On 7/13/2010 8:46 PM, Monroe Eskew wrote:
> On the other hand, one can point to certain
> arguments in Euclid's Elements which are not valid as ordinary
> mathematical arguments (i.e. not valid when charitably formalized into
> classical first order logic).  Therefore since he singled out Euclid
> he probably meant to refer to these defects rather than the lack of
> explicit deduction rules.

It's hard to separate these.  Ignoring the complaints about Proposition 
1, which I've never understood, and the awful but technically correct 
proof of Proposition 2 (there is a *much* simpler proof), to my thinking 
the problem happened at Proposition 16, "In any triangle, if one of the 
sides is produced, then the exterior angle is greater than either of the 
interior and opposite angles."  The relevant figure and argument can be 
seen at

http://aleph0.clarku.edu/~djoyce/java/elements/bookI/propI16.html

The problem comes at the step "join FC".  Postulate 5 ruled out 
hyperbolic geometry but not elliptical.  On the sphere, if the distance 
from F to C is more than half the circumference the segment FC will be 
the complete line FC less the segment drawn by Euclid in the diagram. 
This screws up the angles in the rest of the argument.

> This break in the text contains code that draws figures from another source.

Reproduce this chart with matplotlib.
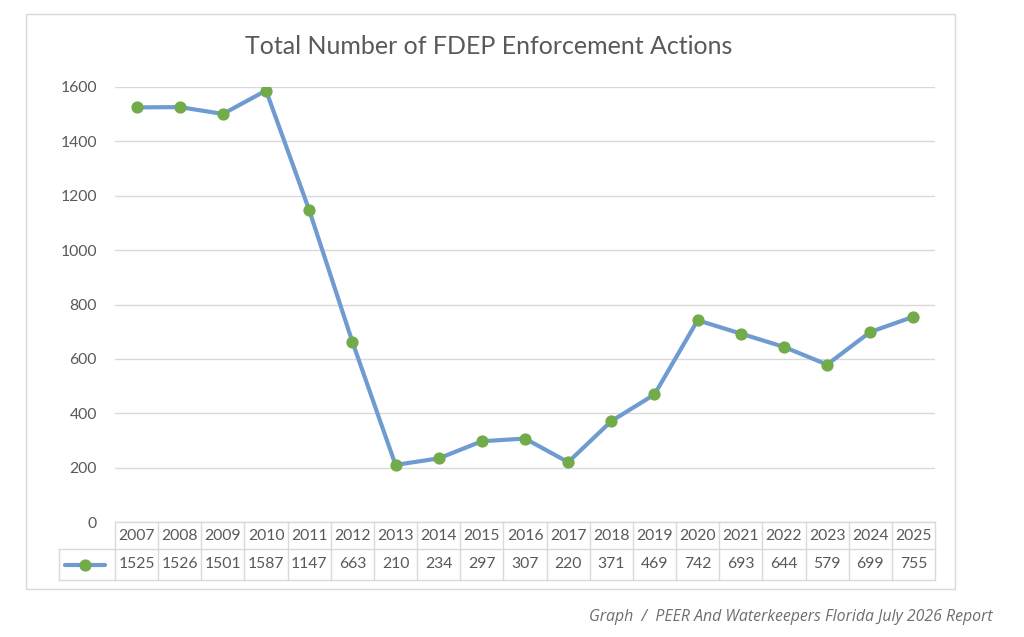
import matplotlib
matplotlib.use("Agg")
import matplotlib.pyplot as plt
from matplotlib.lines import Line2D
from matplotlib.patches import Rectangle
import matplotlib.transforms as mtransforms

years = ["2007", "2008", "2009", "2010", "2011", "2012", "2013", "2014", "2015", "2016",
         "2017", "2018", "2019", "2020", "2021", "2022", "2023", "2024", "2025"]
actions = [1525, 1526, 1501, 1587, 1147, 663, 210, 234, 297, 307,
           220, 371, 469, 742, 693, 644, 579, 699, 755]
yticks = [0, 200, 400, 600, 800, 1000, 1200, 1400, 1600]
title = "Total Number of FDEP Enforcement Actions"
caption = "Graph  /  PEER And Waterkeepers Florida July 2026 Report"

plt.rcParams['font.family'] = ['Lato', 'DejaVu Sans']

W, H = 1024, 637
fig = plt.figure(figsize=(W / 100, H / 100), dpi=100)
fig.patch.set_facecolor("white")

def fx(px):
    return px / W

def fy(py):
    return 1 - py / H

LINE_C = "#6F9BD1"
MARK_C = "#72AB4A"
GRID_C = "#D9D9D9"
TEXT_C = "#595959"
LW = 3.0
MS = 7.8
FS = 11.3

# chart border
fig.add_artist(Rectangle((fx(26), fy(589)), fx(955) - fx(26), fy(14) - fy(589),
                         transform=fig.transFigure, fill=False, edgecolor="#D9D9D9", lw=1.0))

left, right, top, bottom = 115, 935, 87, 522
ax = fig.add_axes([fx(left), fy(bottom), fx(right) - fx(left), fy(top) - fy(bottom)])
n = len(years)
x = list(range(n))
ax.set_xlim(-0.5, n - 0.5)
ax.set_ylim(0, 1600)
ax.set_yticks(yticks)
ax.set_yticklabels([str(v) for v in yticks])
ax.tick_params(axis='y', length=0, pad=13, labelsize=FS, labelcolor=TEXT_C)
ax.set_xticks([])
for s in ax.spines.values():
    s.set_visible(False)
ax.grid(axis='y', color=GRID_C, lw=1.0)
ax.set_axisbelow(True)
ax.plot(x, actions, color=LINE_C, lw=LW, marker='o', markersize=MS,
        markerfacecolor=MARK_C, markeredgecolor=MARK_C, solid_capstyle='round',
        solid_joinstyle='round', zorder=3)

fig.text(fx(489), fy(47), title, ha='center', va='center', fontsize=18, color=TEXT_C)

# data table below axes
axh = bottom - top
def ay(py):
    return (bottom - py) / axh

trans = mtransforms.blended_transform_factory(ax.transData, ax.transAxes)
colw = (right - left) / n
leg_left = -0.5 - (left - 59) / colw
row1_top, row1_bot, row2_bot = 522, 549, 580
tl = dict(color=GRID_C, lw=1.0, transform=trans, clip_on=False)
ax.add_line(Line2D([-0.5, n - 0.5], [ay(row1_top)] * 2, **tl))
ax.add_line(Line2D([leg_left, n - 0.5], [ay(row1_bot)] * 2, **tl))
ax.add_line(Line2D([leg_left, n - 0.5], [ay(row2_bot)] * 2, **tl))
ax.add_line(Line2D([leg_left, leg_left], [ay(row1_bot), ay(row2_bot)], **tl))
for i in range(n + 1):
    ax.add_line(Line2D([i - 0.5, i - 0.5], [ay(row1_top), ay(row2_bot)], **tl))
for i, (yr, v) in enumerate(zip(years, actions)):
    ax.text(i, ay((row1_top + row1_bot) / 2), yr, ha='center', va='center',
            fontsize=FS, color=TEXT_C, transform=trans, clip_on=False)
    ax.text(i, ay((row1_bot + row2_bot) / 2), str(v), ha='center', va='center',
            fontsize=FS, color=TEXT_C, transform=trans, clip_on=False)
# legend key in table
ly = ay((row1_bot + row2_bot) / 2)
lx0 = leg_left + (65 - 59) / colw
lx1 = leg_left + (105 - 59) / colw
ax.add_line(Line2D([lx0, lx1], [ly, ly], color=LINE_C, lw=LW, transform=trans,
                   clip_on=False, solid_capstyle='round'))
ax.add_line(Line2D([(lx0 + lx1) / 2], [ly], marker='o', markersize=MS, color=MARK_C,
                   transform=trans, clip_on=False, linestyle='none'))

fig.text(fx(993), fy(617), caption, ha='right', va='center', fontsize=11.4,
         style='italic', color="#6E6E6E", family=['Open Sans', 'DejaVu Sans'])

fig.savefig("out.png", dpi=100, facecolor="white")
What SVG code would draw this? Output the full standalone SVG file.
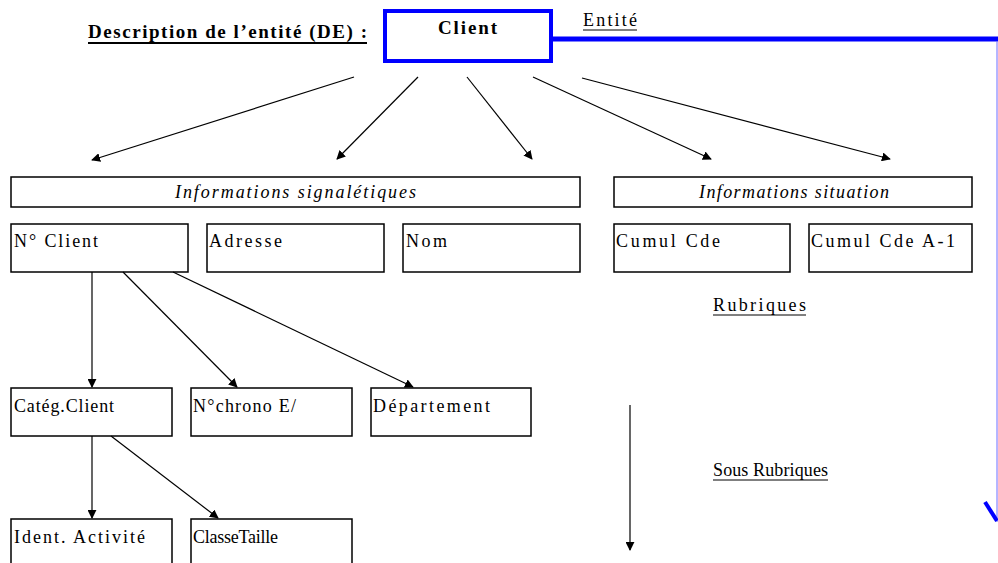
<svg xmlns="http://www.w3.org/2000/svg" width="998" height="563" viewBox="0 0 998 563">
  <style>
    .box { fill: #ffffff; stroke: #000000; stroke-width: 1.5; }
    text { font-family: "Liberation Serif", "DejaVu Serif", serif; font-size: 18px; fill: #000000; }
    .ital { font-style: italic; }
    .bold { font-weight: bold; font-size: 19px; }
    .conn { stroke: #000000; stroke-width: 1.2; fill: none; marker-end: url(#arrow); }
  </style>
  <defs>
    <marker id="arrow" viewBox="0 0 10 10" refX="9" refY="5" markerWidth="9" markerHeight="9" markerUnits="userSpaceOnUse" orient="auto">
      <path d="M0,0 L10,5 L0,10 z" fill="#000000"/>
    </marker>
  </defs>
  <rect width="998" height="563" fill="#ffffff"/>

  <!-- title -->
  <g id="title">
    <text class="bold" x="88" y="38" textLength="279" lengthAdjust="spacing">Description de l’entité (DE) :</text>
    <line x1="88" y1="43" x2="367" y2="43" stroke="#000" stroke-width="2"/>
  </g>

  <!-- entity box -->
  <g id="client">
    <rect x="385" y="11" width="166" height="50" fill="#ffffff" stroke="#0000ff" stroke-width="4"/>
    <text class="bold" x="438" y="34" textLength="59" lengthAdjust="spacing">Client</text>
  </g>
  <g id="entite-label">
    <text x="583" y="26" font-size="16" textLength="54" lengthAdjust="spacing">Entité</text>
    <line x1="583" y1="30" x2="637" y2="30" stroke="#000" stroke-width="1"/>
  </g>

  <!-- blue pointer to the entity -->
  <g id="entity-pointer">
    <line x1="551" y1="39" x2="998" y2="39" stroke="#0000ff" stroke-width="5"/>
    <line x1="997" y1="41" x2="997" y2="522" stroke="#6c6cff" stroke-width="1"/>
    <line x1="985" y1="502" x2="997" y2="521" stroke="#0000ff" stroke-width="4"/>
  </g>

  <!-- group headers -->
  <g id="info-signaletiques">
    <rect class="box" x="11" y="177" width="569" height="30"/>
    <text class="ital" x="175" y="198" textLength="241" lengthAdjust="spacing">Informations signalétiques</text>
  </g>
  <g id="info-situation">
    <rect class="box" x="614" y="177" width="358" height="30"/>
    <text class="ital" x="699" y="198" textLength="190" lengthAdjust="spacing">Informations situation</text>
  </g>

  <!-- rubriques -->
  <g id="no-client">
    <rect class="box" x="11" y="224" width="177" height="48"/>
    <text x="14" y="247" textLength="84" lengthAdjust="spacing">N° Client</text>
  </g>
  <g id="adresse">
    <rect class="box" x="207" y="224" width="177" height="48"/>
    <text x="209" y="247" textLength="73" lengthAdjust="spacing">Adresse</text>
  </g>
  <g id="nom">
    <rect class="box" x="403" y="224" width="177" height="48"/>
    <text x="406" y="247" textLength="41" lengthAdjust="spacing">Nom</text>
  </g>
  <g id="cumul-cde">
    <rect class="box" x="614" y="224" width="176" height="48"/>
    <text x="616" y="247" textLength="104" lengthAdjust="spacing">Cumul Cde</text>
  </g>
  <g id="cumul-cde-a1">
    <rect class="box" x="809" y="224" width="163" height="48"/>
    <text x="811" y="247" textLength="144" lengthAdjust="spacing">Cumul Cde A-1</text>
  </g>

  <g id="rubriques-label">
    <text x="713" y="311" textLength="93" lengthAdjust="spacing">Rubriques</text>
    <line x1="713" y1="315" x2="806" y2="315" stroke="#000" stroke-width="1"/>
  </g>

  <!-- sous-rubriques -->
  <g id="categ-client">
    <rect class="box" x="11" y="388" width="161" height="48"/>
    <text x="14" y="412" textLength="100" lengthAdjust="spacing">Catég.Client</text>
  </g>
  <g id="no-chrono">
    <rect class="box" x="191" y="388" width="161" height="48"/>
    <text x="193" y="412" textLength="103" lengthAdjust="spacing">N°chrono E/</text>
  </g>
  <g id="departement">
    <rect class="box" x="371" y="388" width="160" height="48"/>
    <text x="373" y="412" textLength="117" lengthAdjust="spacing">Département</text>
  </g>
  <g id="ident-activite">
    <rect class="box" x="11" y="519" width="161" height="50"/>
    <text x="14" y="543" textLength="131" lengthAdjust="spacing">Ident. Activité</text>
  </g>
  <g id="classe-taille">
    <rect class="box" x="191" y="519" width="161" height="50"/>
    <text x="193" y="543" textLength="85" lengthAdjust="spacing">ClasseTaille</text>
  </g>

  <g id="sous-rubriques-label">
    <text x="713" y="476" textLength="115" lengthAdjust="spacing">Sous Rubriques</text>
    <line x1="713" y1="480" x2="828" y2="480" stroke="#000" stroke-width="1"/>
  </g>

  <!-- connectors -->
  <g id="connectors">
    <line class="conn" x1="354" y1="77" x2="92" y2="160"/>
    <line class="conn" x1="418" y1="77" x2="337" y2="159"/>
    <line class="conn" x1="467" y1="77" x2="532" y2="159"/>
    <line class="conn" x1="533" y1="77" x2="711" y2="159"/>
    <line class="conn" x1="582" y1="78" x2="890" y2="159"/>
    <line class="conn" x1="92" y1="272" x2="92" y2="387"/>
    <line class="conn" x1="123" y1="272" x2="237" y2="387"/>
    <line class="conn" x1="173" y1="272" x2="413" y2="387"/>
    <line class="conn" x1="92" y1="436" x2="92" y2="518"/>
    <line class="conn" x1="111" y1="436" x2="218" y2="518"/>
    <line class="conn" x1="630" y1="405" x2="630" y2="550"/>
  </g>
</svg>
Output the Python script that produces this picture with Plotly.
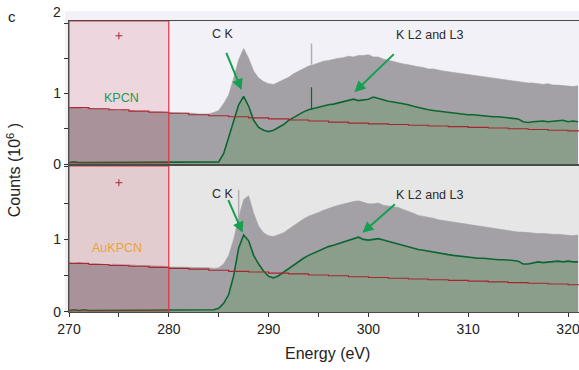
import plotly.graph_objects as go

# ---------------- data ----------------
energy = [270.0, 270.5, 271.0, 271.5, 272.0, 272.5, 273.0, 273.5, 274.0, 274.5,
          275.0, 275.5, 276.0, 276.5, 277.0, 277.5, 278.0, 278.5, 279.0, 279.5,
          280.0, 280.5, 281.0, 281.5, 282.0, 282.5, 283.0, 283.5, 284.0, 284.5,
          285.0, 285.5, 286.0, 286.5, 287.0, 287.5, 288.0, 288.5, 289.0, 289.5,
          290.0, 290.5, 291.0, 291.5, 292.0, 292.5, 293.0, 293.5, 294.0, 294.5,
          295.0, 295.5, 296.0, 296.5, 297.0, 297.5, 298.0, 298.5, 299.0, 299.5,
          300.0, 300.5, 301.0, 301.5, 302.0, 302.5, 303.0, 303.5, 304.0, 304.5,
          305.0, 305.5, 306.0, 306.5, 307.0, 307.5, 308.0, 308.5, 309.0, 309.5,
          310.0, 310.5, 311.0, 311.5, 312.0, 312.5, 313.0, 313.5, 314.0, 314.5,
          315.0, 315.5, 316.0, 316.5, 317.0, 317.5, 318.0, 318.5, 319.0, 319.5,
          320.0, 320.5, 321.0]

# KPCN (top panel)
kpcn_total = [0.80, 0.79, 0.80, 0.78, 0.79, 0.78, 0.78, 0.78, 0.77, 0.77,
              0.76, 0.77, 0.76, 0.76, 0.75, 0.75, 0.75, 0.74, 0.74, 0.74,
              0.73, 0.73, 0.73, 0.72, 0.72, 0.72, 0.71, 0.71, 0.71, 0.73,
              0.76, 0.86, 0.98, 1.22, 1.48, 1.64, 1.50, 1.32, 1.22, 1.17,
              1.14, 1.13, 1.16, 1.19, 1.23, 1.28, 1.32, 1.36, 1.39, 1.41,
              1.44, 1.46, 1.47, 1.49, 1.50, 1.51, 1.53, 1.52, 1.54, 1.54,
              1.55, 1.52, 1.52, 1.49, 1.47, 1.45, 1.43, 1.42, 1.41, 1.39,
              1.38, 1.37, 1.35, 1.35, 1.33, 1.32, 1.31, 1.30, 1.28, 1.28,
              1.27, 1.26, 1.24, 1.24, 1.23, 1.21, 1.21, 1.19, 1.19, 1.18,
              1.17, 1.16, 1.15, 1.15, 1.14, 1.13, 1.14, 1.12, 1.12, 1.11,
              1.11, 1.10, 1.11]
kpcn_ck = [0.02, 0.03, 0.02, 0.02, 0.03, 0.02, 0.02, 0.03, 0.02, 0.02,
           0.03, 0.02, 0.02, 0.03, 0.02, 0.03, 0.02, 0.02, 0.03, 0.02,
           0.02, 0.03, 0.02, 0.02, 0.03, 0.02, 0.02, 0.03, 0.02, 0.02,
           0.03, 0.15, 0.38, 0.62, 0.84, 0.96, 0.82, 0.62, 0.52, 0.48,
           0.46, 0.48, 0.52, 0.56, 0.62, 0.66, 0.71, 0.74, 0.77, 0.79,
           0.80, 0.82, 0.84, 0.85, 0.87, 0.89, 0.91, 0.92, 0.90, 0.91,
           0.92, 0.95, 0.93, 0.90, 0.89, 0.88, 0.87, 0.85, 0.84, 0.82,
           0.80, 0.79, 0.77, 0.76, 0.75, 0.74, 0.73, 0.72, 0.71, 0.71,
           0.70, 0.70, 0.69, 0.68, 0.68, 0.67, 0.67, 0.66, 0.66, 0.65,
           0.64, 0.60, 0.59, 0.60, 0.61, 0.61, 0.60, 0.61, 0.61, 0.62,
           0.60, 0.61, 0.60]

# AuKPCN (bottom panel)
aukpcn_total = [0.68, 0.67, 0.68, 0.67, 0.66, 0.67, 0.66, 0.66, 0.65, 0.66,
                0.65, 0.65, 0.65, 0.64, 0.64, 0.64, 0.64, 0.63, 0.63, 0.63,
                0.62, 0.62, 0.62, 0.62, 0.61, 0.61, 0.61, 0.61, 0.61, 0.60,
                0.61, 0.66, 0.78, 1.00, 1.30, 1.55, 1.60, 1.36, 1.18, 1.09,
                1.05, 1.04, 1.06, 1.09, 1.14, 1.19, 1.24, 1.28, 1.32, 1.34,
                1.37, 1.40, 1.43, 1.45, 1.47, 1.49, 1.51, 1.52, 1.53, 1.51,
                1.49, 1.49, 1.50, 1.47, 1.46, 1.44, 1.44, 1.41, 1.39, 1.36,
                1.33, 1.32, 1.30, 1.29, 1.27, 1.26, 1.25, 1.23, 1.22, 1.21,
                1.20, 1.19, 1.18, 1.17, 1.16, 1.15, 1.14, 1.13, 1.12, 1.11,
                1.10, 1.10, 1.09, 1.09, 1.08, 1.08, 1.07, 1.07, 1.07, 1.06,
                1.06, 1.05, 1.06]
aukpcn_ck = [0.02, 0.03, 0.02, 0.03, 0.02, 0.02, 0.03, 0.02, 0.03, 0.02,
             0.02, 0.03, 0.02, 0.03, 0.02, 0.02, 0.03, 0.02, 0.03, 0.02,
             0.03, 0.02, 0.02, 0.03, 0.02, 0.03, 0.02, 0.02, 0.03, 0.03,
             0.05, 0.12, 0.24, 0.50, 0.88, 1.06, 0.98, 0.78, 0.66, 0.56,
             0.49, 0.47, 0.50, 0.55, 0.60, 0.65, 0.70, 0.74, 0.78, 0.81,
             0.85, 0.88, 0.90, 0.92, 0.94, 0.96, 0.98, 1.00, 1.03, 1.00,
             0.99, 1.00, 1.01, 0.99, 0.97, 0.95, 0.93, 0.91, 0.89, 0.88,
             0.86, 0.85, 0.84, 0.82, 0.81, 0.80, 0.79, 0.78, 0.77, 0.76,
             0.76, 0.75, 0.74, 0.74, 0.73, 0.73, 0.72, 0.72, 0.72, 0.71,
             0.70, 0.66, 0.66, 0.68, 0.69, 0.68, 0.69, 0.69, 0.70, 0.69,
             0.70, 0.69, 0.69]

# background fits (pre-edge)
fit_energy = [270, 272, 274, 276, 278, 280, 282, 284, 286, 288, 290, 292, 294,
              296, 298, 300, 302, 304, 306, 308, 310, 312, 314, 316, 318, 320, 322]
kpcn_fit = [0.80, 0.785, 0.77, 0.75, 0.735, 0.72, 0.70, 0.685, 0.67, 0.655, 0.64,
            0.625, 0.61, 0.595, 0.58, 0.57, 0.56, 0.55, 0.54, 0.53, 0.52, 0.51,
            0.50, 0.49, 0.48, 0.47, 0.46]
aukpcn_fit = [0.67, 0.655, 0.64, 0.63, 0.615, 0.60, 0.59, 0.575, 0.56, 0.55, 0.535,
              0.525, 0.51, 0.50, 0.485, 0.475, 0.465, 0.455, 0.445, 0.435, 0.425,
              0.415, 0.405, 0.395, 0.385, 0.375, 0.37]

# single-channel spikes (energy, base, top)
kpcn_spike_e = [294.3]
kpcn_spike_total = [(1.41, 1.71)]
kpcn_spike_ck = [(0.77, 1.09)]
aukpcn_spike_e = [287.0]
aukpcn_spike_total = [(1.30, 1.68)]

# cursor markers
cursor_e = [275.0]
kpcn_cursor = [1.82]
aukpcn_cursor = [1.78]

x_ticks = [270, 275, 280, 285, 290, 295, 300, 305, 310, 315, 320]
x_ticktext = ["270", "", "280", "", "290", "", "300", "", "310", "", "320"]
y_ticks = [0, 0.5, 1, 1.5, 2]
y_ticktext = ["0", "", "1", "", ""]

# ---------------- styles ----------------
FONT = "Liberation Sans, Arial, Helvetica, sans-serif"
GRAY = "#a3a1a6"
GREEN_FILL = "#8b9e8c"
GREEN_LINE = "#0c6630"
RED_LINE = "#a5262e"
ARROW = "#14a04f"

fig = go.Figure()


def spike_xy(xs, spans):
    sx, sy = [], []
    for xv, (lo, hi) in zip(xs, spans):
        sx += [xv, xv, None]
        sy += [lo, hi, None]
    return sx, sy


def add_panel(xa, ya, total, ck, fit, sp_e, sp_tot, sp_ck, cursor):
    fig.add_trace(go.Scatter(x=energy, y=total, xaxis=xa, yaxis=ya, mode="lines",
                             line=dict(width=0.6, color=GRAY),
                             fill="tozeroy", fillcolor=GRAY, hoverinfo="skip"))
    sx, sy = spike_xy(sp_e, sp_tot)
    fig.add_trace(go.Scatter(x=sx, y=sy, xaxis=xa, yaxis=ya, mode="lines",
                             line=dict(width=1.5, color="#b2b0b5"), hoverinfo="skip"))
    fig.add_trace(go.Scatter(x=energy, y=ck, xaxis=xa, yaxis=ya, mode="lines",
                             line=dict(width=1.6, color=GREEN_LINE),
                             fill="tozeroy", fillcolor=GREEN_FILL, hoverinfo="skip"))
    if sp_ck:
        sx, sy = spike_xy(sp_e, sp_ck)
        fig.add_trace(go.Scatter(x=sx, y=sy, xaxis=xa, yaxis=ya, mode="lines",
                                 line=dict(width=1.2, color=GREEN_LINE), hoverinfo="skip"))
    fig.add_trace(go.Scatter(x=fit_energy, y=fit, xaxis=xa, yaxis=ya, mode="lines",
                             line=dict(width=1.1, color=RED_LINE, shape="hv"),
                             hoverinfo="skip"))
    fig.add_trace(go.Scatter(x=cursor_e, y=cursor, xaxis=xa, yaxis=ya, mode="markers",
                             marker=dict(symbol="cross-thin", size=5,
                                         line=dict(width=1, color="#a02838")),
                             hoverinfo="skip"))


add_panel("x2", "y2", kpcn_total, kpcn_ck, kpcn_fit,
          kpcn_spike_e, kpcn_spike_total, kpcn_spike_ck, kpcn_cursor)
add_panel("x", "y", aukpcn_total, aukpcn_ck, aukpcn_fit,
          aukpcn_spike_e, aukpcn_spike_total, None, aukpcn_cursor)

TOP_DOM = [0.5086, 1.0]
BOT_DOM = [0.0, 0.5017]

axis_common = dict(showgrid=False, zeroline=False, showline=True,
                   linecolor="#4a4a4a", linewidth=1.2)

fig.update_layout(
    width=579, height=370,
    margin=dict(l=69, r=0, t=21, b=58),
    paper_bgcolor="white", plot_bgcolor="rgba(0,0,0,0)",
    showlegend=False,
    font=dict(family=FONT, color="#222222", size=14),
    xaxis=dict(domain=[0, 1], anchor="y", range=[270, 321.1], mirror=True,
               tickmode="array", tickvals=x_ticks, ticktext=x_ticktext,
               ticks="outside", ticklen=4, tickcolor="#333", tickfont=dict(size=14),
               ticklabeloverflow="allow", **axis_common),
    xaxis2=dict(domain=[0, 1], anchor="y2", range=[270, 321.1], matches="x", mirror=True,
                showticklabels=False, ticks="", **axis_common),
    yaxis=dict(domain=BOT_DOM, anchor="x", range=[0, 2.01],
               tickmode="array", tickvals=y_ticks, ticktext=y_ticktext,
               ticks="outside", ticklen=4, tickcolor="#333", tickfont=dict(size=14),
               **axis_common),
    yaxis2=dict(domain=TOP_DOM, anchor="x2", range=[0, 2.03],
                tickmode="array", tickvals=y_ticks, ticktext=y_ticktext,
                ticks="outside", ticklen=4, tickcolor="#333", tickfont=dict(size=14),
                **axis_common),
)

shapes = [
    dict(type="rect", xref="paper", yref="paper", x0=-0.008, x1=1, y0=TOP_DOM[0], y1=1.034,
         fillcolor="#f2f1f7", line=dict(width=0), layer="below"),
    dict(type="rect", xref="paper", yref="paper", x0=-0.008, x1=0, y0=0, y1=TOP_DOM[0],
         fillcolor="#f0eff6", line=dict(width=0), layer="below"),
    dict(type="rect", xref="paper", yref="paper", x0=0, x1=1, y0=0, y1=BOT_DOM[1],
         fillcolor="#e6e6e6", line=dict(width=0), layer="below"),
    dict(type="rect", xref="x2", yref="y2", x0=270, x1=280, y0=0, y1=2.03,
         fillcolor="rgba(205,60,80,0.15)", line=dict(width=1.2, color="#e0343e"),
         layer="above"),
    dict(type="rect", xref="x", yref="y", x0=270, x1=280, y0=0, y1=2.01,
         fillcolor="rgba(205,60,80,0.15)", line=dict(width=1.2, color="#e0343e"),
         layer="above"),
]
fig.update_layout(shapes=shapes)

ann = []
ann.append(dict(text="c", xref="paper", yref="paper", x=-0.112, y=1.014,
                showarrow=False, font=dict(size=15, color="#222"),
                xanchor="center", yanchor="middle"))
ann.append(dict(text="2", xref="paper", yref="y2", x=0, y=2.03, xshift=-12, yshift=9,
                showarrow=False, font=dict(size=14, color="#222"),
                xanchor="center", yanchor="middle"))
ann.append(dict(text="Counts (10<sup>6</sup> )", xref="paper", yref="paper",
                x=-0.108, y=0.487, textangle=-90, showarrow=False,
                font=dict(size=16, color="#222"), xanchor="center", yanchor="middle"))
ann.append(dict(text="Energy (eV)", xref="paper", yref="paper", x=0.506, y=-0.144,
                showarrow=False, font=dict(size=16, color="#222"),
                xanchor="center", yanchor="middle"))
for yp in (0.955, 0.404):
    ann.append(dict(text="C K", xref="x", yref="paper", x=285.4, y=yp, showarrow=False,
                    font=dict(size=12.5, color="#2a2a2a"), xanchor="center",
                    yanchor="middle"))
    ann.append(dict(text="K L2 and L3", xref="x", yref="paper", x=306.15, y=yp - 0.003,
                    showarrow=False, font=dict(size=12.5, color="#2a2a2a"),
                    xanchor="center", yanchor="middle"))
ann.append(dict(text="KPCN", xref="x", yref="paper", x=275.3, y=0.737, showarrow=False,
                font=dict(size=12.5, color="#1c9c50"), xanchor="center", yanchor="middle"))
ann.append(dict(text="AuKPCN", xref="x", yref="paper", x=274.8, y=0.22, showarrow=False,
                font=dict(size=12.5, color="#eaa33a"), xanchor="center", yanchor="middle"))

arrows = [
    (287.3, 1.05, 285.7, 1.60, "x2", "y2"),
    (298.6, 1.02, 302.7, 1.58, "x2", "y2"),
    (287.4, 1.09, 285.9, 1.56, "x", "y"),
    (299.4, 1.09, 302.8, 1.50, "x", "y"),
]
for hx, hy, tx, ty, xr, yr in arrows:
    ann.append(dict(text="", x=hx, y=hy, ax=tx, ay=ty, xref=xr, yref=yr,
                    axref=xr, ayref=yr, showarrow=True, arrowhead=2, arrowsize=1.1,
                    arrowwidth=2, arrowcolor=ARROW, standoff=0))
fig.update_layout(annotations=ann)

fig.write_html("out.html")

People over the last half millennium or so have excused this on the 
ground that Postulate 2, that you could extend a line segment 
indefinitely, meant that it would never meet itself if you did.  Suppose 
that was what Euclid in fact intended.  How does Proposition 16 follow 
under that assumption?  It just doesn't make any sense.

If Euclid had had explicit and sound deduction rules, and stuck to them 
like a leech, this problem would have come to light.  Had they been 
unsound the unsoundness would have come to light.  Without formality one 
is thrown back on common sense, which is what the argument above 
depended on.  As such it is open to attack, which I'm happy to field.